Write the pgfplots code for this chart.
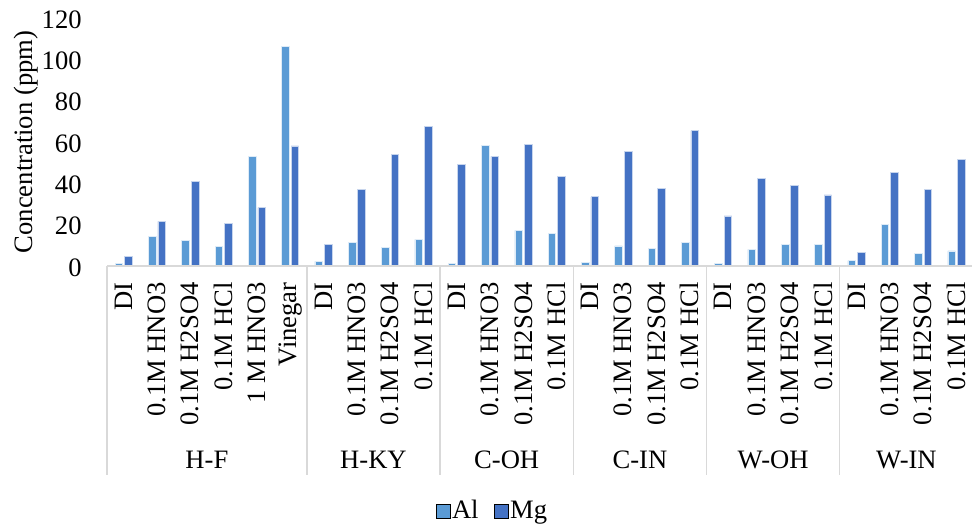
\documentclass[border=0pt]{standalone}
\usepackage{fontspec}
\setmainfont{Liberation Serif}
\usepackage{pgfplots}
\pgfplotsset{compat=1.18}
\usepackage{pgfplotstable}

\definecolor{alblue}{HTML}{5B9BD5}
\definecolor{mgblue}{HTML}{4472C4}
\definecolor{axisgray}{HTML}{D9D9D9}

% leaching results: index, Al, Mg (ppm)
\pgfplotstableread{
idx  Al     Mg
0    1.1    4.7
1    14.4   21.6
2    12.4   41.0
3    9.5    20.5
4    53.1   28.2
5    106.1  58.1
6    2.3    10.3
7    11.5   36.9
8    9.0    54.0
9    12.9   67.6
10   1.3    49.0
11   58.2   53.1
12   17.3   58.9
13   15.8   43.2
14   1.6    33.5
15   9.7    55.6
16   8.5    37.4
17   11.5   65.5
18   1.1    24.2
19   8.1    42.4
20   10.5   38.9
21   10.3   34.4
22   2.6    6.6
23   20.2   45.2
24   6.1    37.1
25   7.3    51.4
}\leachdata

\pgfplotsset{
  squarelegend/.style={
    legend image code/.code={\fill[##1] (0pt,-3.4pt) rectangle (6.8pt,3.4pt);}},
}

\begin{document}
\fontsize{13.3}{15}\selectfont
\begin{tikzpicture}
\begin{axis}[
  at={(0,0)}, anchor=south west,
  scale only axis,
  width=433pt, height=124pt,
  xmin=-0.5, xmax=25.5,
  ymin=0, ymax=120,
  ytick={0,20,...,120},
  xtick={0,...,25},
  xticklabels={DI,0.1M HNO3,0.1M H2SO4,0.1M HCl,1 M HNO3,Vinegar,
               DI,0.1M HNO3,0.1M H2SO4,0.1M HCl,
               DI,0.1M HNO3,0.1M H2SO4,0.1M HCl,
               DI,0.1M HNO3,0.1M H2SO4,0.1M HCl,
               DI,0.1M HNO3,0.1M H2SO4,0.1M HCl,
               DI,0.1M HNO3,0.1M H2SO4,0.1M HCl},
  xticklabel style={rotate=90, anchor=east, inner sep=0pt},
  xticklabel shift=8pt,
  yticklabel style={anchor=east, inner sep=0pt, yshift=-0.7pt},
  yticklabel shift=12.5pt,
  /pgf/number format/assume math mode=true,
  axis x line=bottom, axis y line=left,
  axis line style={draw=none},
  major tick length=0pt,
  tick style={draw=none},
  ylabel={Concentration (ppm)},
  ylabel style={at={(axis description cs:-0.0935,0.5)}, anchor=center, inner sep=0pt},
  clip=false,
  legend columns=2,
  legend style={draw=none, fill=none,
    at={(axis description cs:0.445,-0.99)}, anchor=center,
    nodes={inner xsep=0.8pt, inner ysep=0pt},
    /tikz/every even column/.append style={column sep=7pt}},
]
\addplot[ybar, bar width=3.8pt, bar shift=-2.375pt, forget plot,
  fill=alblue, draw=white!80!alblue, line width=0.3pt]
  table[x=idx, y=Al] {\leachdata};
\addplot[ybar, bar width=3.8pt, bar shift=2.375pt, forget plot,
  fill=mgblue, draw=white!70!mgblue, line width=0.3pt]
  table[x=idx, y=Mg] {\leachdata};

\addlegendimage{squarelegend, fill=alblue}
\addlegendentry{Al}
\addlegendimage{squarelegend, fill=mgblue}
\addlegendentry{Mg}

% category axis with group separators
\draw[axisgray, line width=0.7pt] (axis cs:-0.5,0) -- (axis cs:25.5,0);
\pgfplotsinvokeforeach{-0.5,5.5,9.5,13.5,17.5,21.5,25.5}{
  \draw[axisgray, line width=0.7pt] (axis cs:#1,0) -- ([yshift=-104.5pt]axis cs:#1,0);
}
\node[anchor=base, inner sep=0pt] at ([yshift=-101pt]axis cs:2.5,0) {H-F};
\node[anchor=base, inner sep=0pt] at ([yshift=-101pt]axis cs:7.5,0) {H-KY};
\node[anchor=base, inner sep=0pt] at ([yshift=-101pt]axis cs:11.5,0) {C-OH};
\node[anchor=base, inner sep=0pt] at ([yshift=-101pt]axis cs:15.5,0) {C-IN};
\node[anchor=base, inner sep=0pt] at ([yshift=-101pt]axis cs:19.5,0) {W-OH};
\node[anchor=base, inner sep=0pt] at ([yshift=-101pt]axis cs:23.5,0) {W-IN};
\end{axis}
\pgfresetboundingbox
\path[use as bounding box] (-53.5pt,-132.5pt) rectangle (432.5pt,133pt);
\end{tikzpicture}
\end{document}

※ ※ ※

▶ _SET EXERCISE_:
Give the count of lines that hold the word "code", with nothing added.

▶ _CORRECT RESULT_:
2